_TASK TO CARRY OUT:_
Retype exactly what runs from the first line of the data to the line with "import matplotlib.transforms as mtransforms", keeping both of those lines and skipping pictures.

_DATA SECTION:_
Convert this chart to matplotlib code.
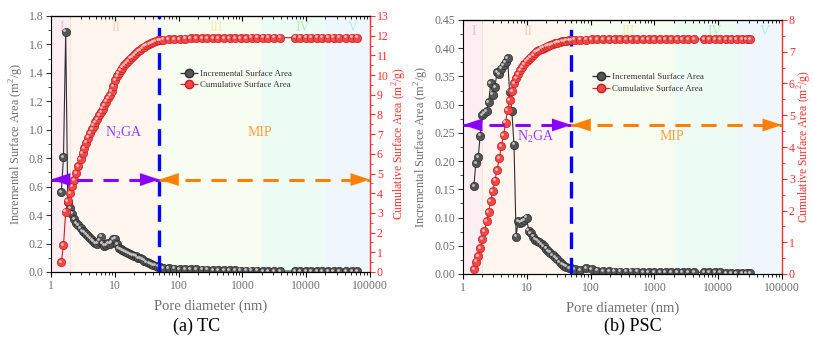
import matplotlib
matplotlib.use("Agg")
import matplotlib.pyplot as plt
from matplotlib.lines import Line2D
from matplotlib.ticker import FixedLocator, NullFormatter, MultipleLocator, FormatStrFormatter
import matplotlib.transforms as mtransforms

plt.rcParams['font.family'] = ['Liberation Serif', 'DejaVu Serif']
plt.rcParams['mathtext.fontset'] = 'custom'
plt.rcParams['mathtext.rm'] = 'Liberation Serif'

# ---------------- DATA ----------------
# (a) TC
tc_d = [1.45, 1.57, 1.70, 1.83, 1.97, 2.12, 2.30, 2.48, 2.68, 2.90, 3.12, 3.35, 3.58, 3.82, 4.08,
        4.36, 4.66, 4.98, 5.32, 5.68, 6.05, 6.45, 6.88, 7.34, 7.83, 8.35, 8.90, 9.48, 10.1, 10.8,
        11.5, 12.3, 13.1, 14.0, 15.0, 16.1, 17.3, 18.6, 20.0, 21.5, 23.2, 25.0, 27.0, 29.2, 31.6,
        34.2, 37.0, 40.1, 43.5, 47.2, 51.0,
        57, 70, 85, 104, 127, 155, 190, 232, 283, 346, 422, 516, 630, 770, 940, 1150, 1400, 1710,
        2090, 2550, 3120, 3900, 6650, 8100, 9900, 12100, 14800, 18000, 22000, 27000, 33000,
        42000, 52000, 63000]
tc_inc = [0.56, 0.81, 1.69, 0.49, 0.45, 0.41, 0.37, 0.345, 0.33, 0.31, 0.29, 0.28, 0.265, 0.25, 0.237,
          0.225, 0.213, 0.205, 0.20, 0.22, 0.248, 0.20, 0.185, 0.19, 0.205, 0.20, 0.21, 0.23, 0.235, 0.195,
          0.17, 0.16, 0.152, 0.145, 0.14, 0.132, 0.125, 0.12, 0.115, 0.11, 0.10, 0.095, 0.088, 0.08, 0.072,
          0.065, 0.058, 0.05, 0.045, 0.038, 0.033,
          0.028, 0.025, 0.023, 0.021, 0.020, 0.019, 0.018, 0.017, 0.016, 0.015, 0.014, 0.013, 0.012,
          0.011, 0.010, 0.010, 0.009, 0.009, 0.008, 0.008, 0.007, 0.007, 0.006, 0.006, 0.006, 0.006,
          0.005, 0.005, 0.005, 0.005, 0.005, 0.004, 0.004, 0.004]
tc_cum = [0.5, 1.35, 3.06, 3.6, 4.0, 4.35, 4.68, 5.02, 5.37, 5.75, 6.05, 6.3, 6.57, 6.83, 7.04,
          7.25, 7.43, 7.6, 7.78, 7.95, 8.12, 8.3, 8.48, 8.65, 8.82, 9.0, 9.2, 9.45, 9.75, 9.95,
          10.1, 10.25, 10.38, 10.5, 10.6, 10.72, 10.83, 10.93, 11.03, 11.12, 11.2, 11.28, 11.36, 11.44, 11.51,
          11.57, 11.63, 11.68, 11.72, 11.76, 11.78,
          11.80, 11.82, 11.83, 11.84, 11.85, 11.86, 11.86, 11.87, 11.87, 11.88, 11.88, 11.88, 11.89,
          11.89, 11.89, 11.89, 11.90, 11.90, 11.90, 11.90, 11.90, 11.90, 11.90, 11.90, 11.90, 11.90,
          11.90, 11.90, 11.90, 11.90, 11.90, 11.90, 11.90, 11.90]

# (b) PSC
psc_d = [1.48, 1.59, 1.73, 1.86, 2.02, 2.17, 2.35, 2.53, 2.72, 2.92, 3.17, 3.41, 3.71, 3.99, 4.33,
         4.65, 5.0, 5.37, 5.83, 6.3, 6.8, 7.3, 7.9, 8.5, 9.2, 9.9, 10.7, 11.5, 12.4, 13.4,
         14.5, 15.7, 17.0, 18.4, 20.0, 21.7, 23.5, 25.5, 27.7, 30.0, 32.6, 35.4, 38.5, 41.8, 45.5, 49.5,
         56, 69, 85, 104, 128, 157, 193, 237, 291, 357, 438, 538, 660, 810, 995, 1220, 1500, 1840,
         2260, 2780, 3410, 4190, 6000, 7300, 8900, 10800, 13200, 16000, 19500, 23700, 28000, 32000]
psc_inc = [0.156, 0.197, 0.207, 0.245, 0.282, 0.285, 0.289, 0.305, 0.338, 0.318, 0.331, 0.358, 0.354, 0.364, 0.370,
           0.376, 0.382, 0.323, 0.288, 0.229, 0.066, 0.094, 0.091, 0.093, 0.096, 0.100, 0.077, 0.072, 0.066, 0.061,
           0.059, 0.056, 0.053, 0.049, 0.045, 0.041, 0.038, 0.034, 0.030, 0.026, 0.021, 0.018, 0.015, 0.013, 0.011, 0.010,
           0.008, 0.007, 0.010, 0.008, 0.006, 0.005, 0.005, 0.004, 0.004, 0.004, 0.004, 0.004, 0.003, 0.003,
           0.003, 0.003, 0.003, 0.003, 0.003, 0.003, 0.003, 0.003, 0.003, 0.003, 0.003, 0.003, 0.002, 0.002,
           0.002, 0.002, 0.002, 0.002]
psc_cum = [0.15, 0.39, 0.57, 0.81, 1.09, 1.36, 1.66, 1.96, 2.30, 2.61, 2.94, 3.28, 3.64, 4.03, 4.38,
           4.77, 5.17, 5.48, 5.77, 6.0, 6.17, 6.3, 6.42, 6.52, 6.62, 6.70, 6.77, 6.84, 6.90, 6.97,
           7.02, 7.06, 7.10, 7.13, 7.16, 7.19, 7.22, 7.25, 7.27, 7.29, 7.31, 7.33, 7.34, 7.35, 7.36, 7.37,
           7.38, 7.38, 7.38, 7.39, 7.39, 7.39, 7.39, 7.39, 7.40, 7.40, 7.40, 7.40, 7.40, 7.40,
           7.40, 7.40, 7.40, 7.40, 7.40, 7.40, 7.40, 7.40, 7.40, 7.40, 7.40, 7.40, 7.40, 7.40,
           7.40, 7.40, 7.40, 7.40]

region_edges = [1, 2, 50, 2000, 20000, 100000]
region_names = ['I', 'II', 'III', 'IV', 'V']
region_label_x = [1.45, 10.4, 390, 8800, 53000]
region_fill = ['#fdeef3', '#fff6f0', '#f8fdf1', '#eefcf6', '#eff7fd']
region_text = ['#f7b9d3', '#f8d2b6', '#f3efb0', '#b5f2b5', '#b3eef6']

x_ticks = [1, 10, 100, 1000, 10000, 100000]
x_ticklabels = ['1', '10', '100', '1000', '10000', '100000']

GREY = '#6e6e6e'
RED = '#ff3030'
PURPLE = '#8a00ff'
ORANGE = '#ff8000'
BLUE = '#0000ff'


def balls(ax, x, y, face, edge, hl, zorder):
    ax.plot(x, y, '-', color=edge, lw=0.8, zorder=zorder)
    ax.plot(x, y, 'o', ms=6, mfc=face, mec=edge, mew=0.5, zorder=zorder + 0.1, linestyle='none')
    off = mtransforms.offset_copy(ax.transData, fig=ax.figure, x=-0.9, y=0.9, units='points')
    ax.plot(x, y, 'o', ms=2.0, mfc=hl, mec='none', zorder=zorder + 0.2, linestyle='none',
            transform=off)


def arrow_line(ax, x0, x1, y, color, head_left=True, head_right=True):
    ax.plot([x0, x1], [y, y], color=color, lw=2.2, dashes=(5, 3.5), zorder=6, solid_capstyle='butt')
    st = '-|>,head_length=1.15,head_width=0.38'
    if head_left:
        ax.annotate('', xy=(x0, y), xytext=(14, 0), textcoords='offset points',
                    arrowprops=dict(arrowstyle=st, color=color, lw=0.1, mutation_scale=12,
                                    shrinkA=0, shrinkB=0), zorder=7, annotation_clip=False)
    if head_right:
        ax.annotate('', xy=(x1, y), xytext=(-14, 0), textcoords='offset points',
                    arrowprops=dict(arrowstyle=st, color=color, lw=0.1, mutation_scale=12,
                                    shrinkA=0, shrinkB=0), zorder=7, annotation_clip=False)


def panel(fig, rect, d, inc, cum, ymax_l, ystep_l, fmt_l, ymax_r, arrow_y, text_y, label_y,
          caption, cap_x, ylab_r_x, ylab_l_x):
    ax = fig.add_axes(rect)
    ax.set_xscale('log')
    ax.set_xlim(1, 100000)
    ax.set_ylim(0, ymax_l)
    for i in range(5):
        ax.axvspan(region_edges[i], region_edges[i + 1], color=region_fill[i], zorder=0, lw=0)
        ax.text(region_label_x[i], label_y, region_names[i], color=region_text[i], fontsize=10,
                ha='center', va='center', zorder=1)
    ax.axvline(2, color='#fbe0d0', lw=0.6, zorder=0.5)
    balls(ax, d, inc, '#555555', '#2e2e2e', '#c8c8c8', 3)

    ax.axvline(50, color=BLUE, lw=2.4, dashes=(5, 2.6), zorder=8)

    ax2 = ax.twinx()
    ax2.set_ylim(0, ymax_r)
    balls(ax2, d, cum, '#f04848', '#c81e1e', '#ffc0c0', 3)
    arrow_line(ax2, 1, 50, arrow_y, PURPLE)
    arrow_line(ax2, 50, 100000, arrow_y, ORANGE)
    ax2.text(13.7, text_y, r'N$_\mathregular{2}$GA', color='#9a3cff', fontsize=10, ha='center', va='center')
    ax2.text(1850, text_y, 'MIP', color='#ffa040', fontsize=10, ha='center', va='center')

    # x axis
    ax.xaxis.set_major_locator(FixedLocator(x_ticks))
    ax.set_xticklabels(x_ticklabels)
    ax.tick_params(axis='x', which='major', direction='out', length=3.5, width=0.8, labelsize=8.5,
                   labelcolor=GREY, pad=2)
    ax.tick_params(axis='x', which='minor', direction='out', length=2, width=0.6)
    sec = ax.secondary_xaxis('top')
    sec.xaxis.set_major_locator(FixedLocator(x_ticks))
    sec.xaxis.set_major_formatter(NullFormatter())
    sec.xaxis.set_minor_formatter(NullFormatter())
    sec.tick_params(axis='x', which='major', direction='in', length=3.5, width=0.8)
    sec.tick_params(axis='x', which='minor', direction='in', length=2, width=0.6)
    sec.spines['top'].set_linewidth(0.8)

    # left y
    ax.yaxis.set_major_locator(MultipleLocator(ystep_l))
    ax.yaxis.set_minor_locator(MultipleLocator(ystep_l / 2))
    ax.yaxis.set_major_formatter(FormatStrFormatter(fmt_l))
    ax.tick_params(axis='y', which='major', direction='out', length=3.5, width=0.8, labelsize=8.5,
                   labelcolor=GREY, color='#333333', pad=2)
    ax.tick_params(axis='y', which='minor', direction='out', length=2, width=0.6, color='#333333')
    # right y
    ax2.yaxis.set_major_locator(MultipleLocator(1))
    ax2.yaxis.set_minor_locator(MultipleLocator(0.5))
    ax2.tick_params(axis='y', which='major', direction='out', length=3.5, width=0.8, labelsize=8.5,
                    labelcolor=RED, color=RED, pad=1.5)
    ax2.tick_params(axis='y', which='minor', direction='out', length=2, width=0.6, color=RED)
    ax2.spines['right'].set_color(RED)
    ax2.spines['right'].set_linewidth(1.0)
    for s in ['left', 'bottom', 'top']:
        ax.spines[s].set_linewidth(0.8)
    ax.spines['right'].set_visible(False)
    ax2.spines['left'].set_visible(False)

    ax.set_xlabel('Pore diameter (nm)', fontsize=10.5, color=GREY, labelpad=6)
    fig.text(ylab_l_x, rect[1] + rect[3] / 2, 'Incremental Surface Area (m$^\\mathregular{2}$/g)',
             rotation=90, fontsize=8.8, color=GREY, ha='center', va='center')
    fig.text(ylab_r_x, rect[1] + rect[3] / 2, 'Cumulative Surface Area (m$^\\mathregular{2}$/g)',
             rotation=90, fontsize=8.4, color=RED, ha='center', va='center')
    fig.text(cap_x, 0.035, caption, fontsize=13, color='black', ha='center', va='center')

    h1 = Line2D([], [], color='#2e2e2e', lw=0.9, ls='--', marker='o', ms=6, mfc='#555555', mec='#2e2e2e')
    h2 = Line2D([], [], color='#e02020', lw=0.9, ls='--', marker='o', ms=6, mfc='#f04848', mec='#c81e1e')
    leg = ax2.legend([h1, h2], ['Incremental Surface Area', 'Cumulative Surface Area'],
                     loc='upper left', bbox_to_anchor=(0.385, 0.815), frameon=False, fontsize=6.4,
                     handlelength=2.0, handletextpad=0.2, borderpad=0.2, labelspacing=0.35)
    for t in leg.get_texts():
        t.set_color('#333333')
    return ax, ax2


fig = plt.figure(figsize=(8.13, 3.38), dpi=100)
panel(fig, [51 / 813, 1 - 272 / 338, 319 / 813, 256 / 338], tc_d, tc_inc, tc_cum,
      1.8, 0.2, '%.1f', 13, 0.65 * 13 / 1.8, 0.98 * 13 / 1.8, 1.72,
      '(a) TC', 197 / 813, 400 / 813, 17 / 813)
panel(fig, [463 / 813, 1 - 274 / 338, 319 / 813, 254 / 338], psc_d, psc_inc, psc_cum,
      0.45, 0.05, '%.2f', 8, 0.264 * 8 / 0.45, 0.243 * 8 / 0.45, 0.43,
      '(b) PSC', 633 / 813, 805 / 813, 422 / 813)

fig.savefig('out.png', dpi=100)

_EXERCISE RESPONSE:_
Convert this chart to matplotlib code.
import matplotlib
matplotlib.use("Agg")
import matplotlib.pyplot as plt
from matplotlib.lines import Line2D
from matplotlib.ticker import FixedLocator, NullFormatter, MultipleLocator, FormatStrFormatter
import matplotlib.transforms as mtransforms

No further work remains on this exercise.